If you haven’t been to Island Creek Oyster Bar yet, make sure to go the next time you have out-of-town visitors. This Kenmore Square spot is the perfect representation of a New England seafood restaurant, and is interesting enough that while your friends discover oysters for the first time, you won’t be bored. The way we feel about this place is probably similar to how people felt about Legal’s when it first opened, but luckily, Island Creek is still decades away from being played out. The crispy oyster sliders are a must, as are the raw oysters (but you probably could’ve figured that one out on your own).
Row 34 is like the Bob Ross of restaurants. This Seaport raw bar doesn’t have much more than oysters, fried shellfish, and a selection of fish plates that change based on whatever came off the docks that day, but everything here is great. It also gets pretty loud and fun, which probably has something to do with their great beer selection. If you haven’t had steamer clams, start eating them here.
There’s an entire section dedicated just to lobster at this Back Bay restaurant, which is an offshoot of the original spot in Alewife. Start with the pan-roasted version and then work your way around the rest of it. It’s casual and you should be able to walk-in here, so if you couldn’t get a reservation at Island Creek, give this place a shot before you settle for Legal’s.
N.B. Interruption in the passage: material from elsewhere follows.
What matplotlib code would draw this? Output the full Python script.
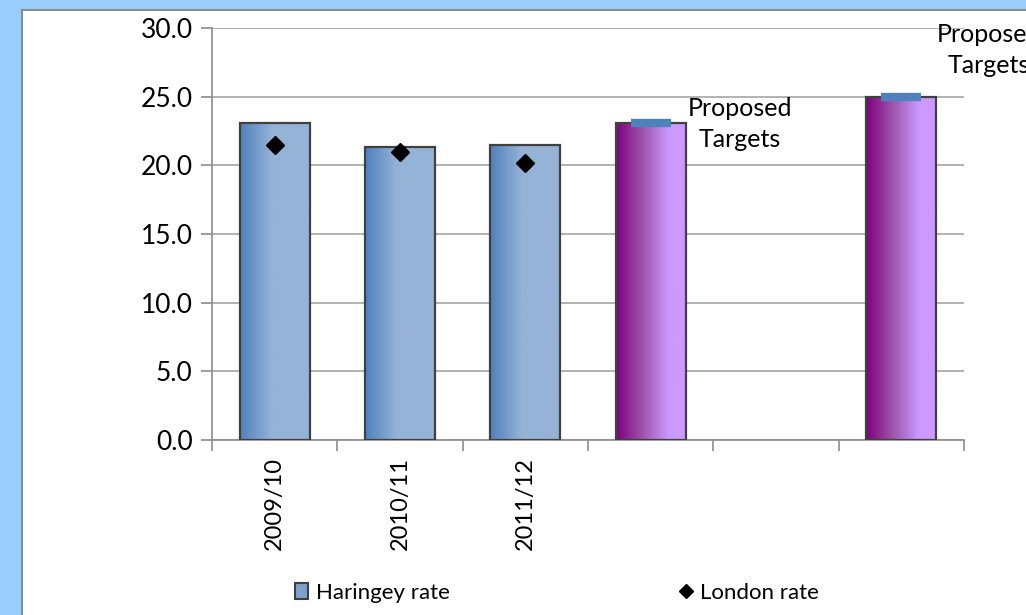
import numpy as np
import matplotlib
matplotlib.use("Agg")
import matplotlib.pyplot as plt
from matplotlib.patches import Rectangle, Patch
from matplotlib.lines import Line2D
from matplotlib.colors import LinearSegmentedColormap

plt.rcParams['font.family'] = ['Lato', 'DejaVu Sans']

# data
categories = ['2009/10', '2010/11', '2011/12', '', '', '']
haringey = [23.1, 21.3, 21.5, 23.1, np.nan, 25.0]
london = [21.5, 21.0, 20.2, np.nan, np.nan, np.nan]
targets = [np.nan, np.nan, np.nan, 23.1, np.nan, 25.0]
is_target = [False, False, False, True, False, True]

fig = plt.figure(figsize=(10.26, 6.15), dpi=100)
fig.patch.set_facecolor('#99CCFF')
# white chart panel
fig.patches.append(Rectangle((22 / 1026, -0.01), 1.0, 1 - 10 / 615 + 0.01,
                             transform=fig.transFigure, facecolor='white',
                             edgecolor='#8C8C8C', lw=1.5, zorder=-5))

ax = fig.add_axes([212 / 1026, 1 - 440 / 615, (964 - 212) / 1026, (440 - 28) / 615])
ax.set_facecolor('none')

x = np.arange(len(categories))
bars = ax.bar(x, haringey, width=0.56, facecolor='none', edgecolor='#404040',
              lw=1.6, zorder=3)

blue_cmap = LinearSegmentedColormap.from_list('b', [(0, '#4F81BD'), (0.45, '#95B3D7'), (1, '#95B3D7')])
purple_cmap = LinearSegmentedColormap.from_list('p', [(0, '#7F007F'), (0.35, '#9A4FA8'), (0.75, '#CC99FF'), (1, '#CC99FF')])
grad = np.linspace(0, 1, 256).reshape(1, -1)
for b, tgt in zip(bars, is_target):
    h = b.get_height()
    if np.isnan(h):
        continue
    x0 = b.get_x()
    w = b.get_width()
    im = ax.imshow(grad, cmap=purple_cmap if tgt else blue_cmap, aspect='auto',
                   extent=[x0, x0 + w, 0, h], zorder=2, interpolation='bilinear')
    im.set_clip_path(b)

ax.plot(x, london, linestyle='none', marker='D', ms=9, color='black', zorder=5)
ax.plot(x, targets, linestyle='none', marker='_', ms=29, mew=6, color='#4F81BD', zorder=6)

ax.text(3.71, 23.0, 'Proposed\nTargets', ha='center', va='center', fontsize=18,
        linespacing=1.45, zorder=7)
ax.text(5.70, 28.4, 'Proposed\nTargets', ha='center', va='center', fontsize=18,
        linespacing=1.45, clip_on=False, zorder=7)

ax.set_xlim(-0.5, len(categories) - 0.5)
ax.set_ylim(0, 30)
ax.set_yticks(np.arange(0, 30.1, 5))
ax.set_yticklabels([f'{v:.1f}' for v in np.arange(0, 30.1, 5)], fontsize=19)
ax.yaxis.grid(True, color='#A6A6A6', lw=1.2, zorder=0)
ax.set_axisbelow(True)

ax.set_xticks(x)
ax.set_xticklabels(categories, rotation=90, fontsize=17)
ax.set_xticks(np.arange(-0.5, len(categories), 1), minor=True)
ax.tick_params(axis='x', which='major', length=0, pad=12)
ax.tick_params(axis='x', which='minor', length=8, color='#8C8C8C', width=1.2)
ax.tick_params(axis='y', length=8, color='#8C8C8C', width=1.2, pad=6)

for s in ['top', 'right']:
    ax.spines[s].set_visible(False)
for s in ['left', 'bottom']:
    ax.spines[s].set_color('#8C8C8C')
    ax.spines[s].set_linewidth(1.2)

handles = [Patch(facecolor='#7EA0CB', edgecolor='#404040', lw=1.5),
           Line2D([], [], linestyle='none', marker='D', ms=7, color='black')]
fig.legend(handles, ['Haringey rate', 'London rate'], ncol=2, frameon=False,
           loc='center', bbox_to_anchor=(557 / 1026, 1 - 593 / 615), fontsize=16,
           columnspacing=10.3, handlelength=0.6, handletextpad=0.35)

fig.savefig('out.png', dpi=100)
If your friend wanted to go to Legal’s for some clam chowder or a lobster roll, then we need to warn you that Waypoint doesn’t have either. But that’s exactly why this Harvard Square spot is one of Boston’s most interesting seafood restaurants. Waypoint is a big, crowded space filled with people drinking absinthe cocktails and generally having a great time. Grab some crudi and the lobster tail with chili garlic oil, and let them learn for themselves how much better seafood can be without coleslaw or oyster crackers.
As much as we love New England seafood, sometimes we like it when not everything on our plate is a variant of beige. For an entirely different (and much more colorful) seafood experience, head to Muqueca in Inman Square. This Brazilian spot serves big seafood stews, curries, and whole roasted fish, and does it in a casual dining room with a bunch of regulars. And thankfully, it’s almost always easy to get a table here, which is a bigger mystery than the Kennedy assassination once you realize how good the namesake moqueca is.
If you’re going to serve wine in plastic cups and and put your entire restaurant in a tiny space where dinner guests need to watch out for olive oil splatter, you better make some damn good food. The Daily Catch does. Among the handful of Hanover Street restaurants that always have a line, this Sicilian seafood place is the only one we actually recommend. The whole menu is good, but you absolutely need to order one of the black pasta dishes. We prefer the the aglio olio, which is like a bolognese that swaps out the beef for ground calamari.
If the reason your friend wants to go to Legals is to have a nice long sit-down dinner where you keep ordering more oysters and drinks, then Eventide will not be a suitable replacement. It’s one of those order-at-the-counter spots that caters to people who want a lunch that’s quick but doesn’t suck - not a place where you stay so long your waiter starts side-eying you. But despite the fast-casual atmosphere, it serves some really interesting (and different) seafood dishes, like fried clams that look like something you’d see at an izakaya instead of on the beach, and a brown butter lobster roll that’s one of the best in the city.